# Problem with Lowrance x51



## arrowdog (Jul 10, 2002)

I have a Lowrance x51, it came factory installed on the boat with the shoot thru hull transducer. It is 3 years old. It worked fine until this year, now it sometimes works, and sometimes not. When it won't work, the numbers just flash like it is not gettingh a reading. Is it possible that it is the transducer or the unit itself. I tried to stand on my head and get a look at the transducer undre the engine, I didn't see anything visually wrong with it.


----------



## DangerDan (Mar 10, 2005)

I was having the same problems with my 320 DF I will be spending som time before the fall to address some maint. issues. I'm thinking possibly it could be a ground connection. Have you done any wring that would cause any changes in the electrical supply or ground to the unit?


----------



## Gone Fishing (Jul 31, 2001)

Is the transducer siliconed to the hull?
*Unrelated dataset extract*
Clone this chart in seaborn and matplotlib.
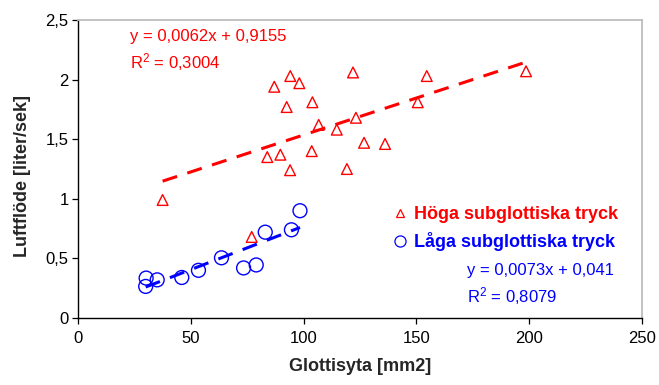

Maybe it loosened a bit and is no longer in full contact with the silicone.


----------



## wecker20 (Mar 10, 2004)

Not sure what kind of boat you have but w/ mine I do this. To test if the transducer isn't shooting thru correctly, fill the bilge area w/ enough water to submerge the transducer. Go run around and see what happens. If it starts reading like it did last year, your epoxy or silicone has come apart and there's air under the transducer. I have a thru-hull X-85 and it didn't work for the 1st couple of weeks that I had it out. Then all of a sudden it mysteriously started working. I believe my unit is going bad.


----------



## arrowdog (Jul 10, 2002)

I have a Glastron fiberglass boat, I assume that the transducer is glued/epoxy to the floor somehow. I will try the water in the bilge trick this weekend and see if it starts working.
Thanks for the tip


----------



## arrowdog (Jul 10, 2002)

Went out this weekend, didn't get to fish. I didn't have anything in the boat to sccop up water with to dump in the bilge. I did notice though that the depth finder is working in less than 20 FOW, at any speed. When I get over about 20 feet deep, it stops reading. Any thoights?


----------



## DynoMoHum (Jun 26, 2005)

Sounds to me like it could very well be a the transducer is not attached very well to the hull... It sounds like it's working to some extent, but at greatly reduced effceincy. I'd take a bucket with me the next time... the water in the bottom of the boat test sounds like it would be the best way to test...


----------



## wecker20 (Mar 10, 2004)

Is it on manual or auto? Sounds like it might be in manual and it's set at 20ft max.


----------



## arrowdog (Jul 10, 2002)

I took the boat out tonight on Cass Lake. I tried filling the bilge with water. The fish finder still didn't work right. Sometimes when I was going real slow it would work at all depths, as soon as I picked up the speed, it stopped reading. Now I am not sure if it is the unit or the transducer. I think my bro in law uses Lowrance equipment, so I might try to plug his in and see what happens. If his does the same thing then I would know that the problem is the transducer or wiring. If his works, then I know its my unit. Does this sound reasonable?


----------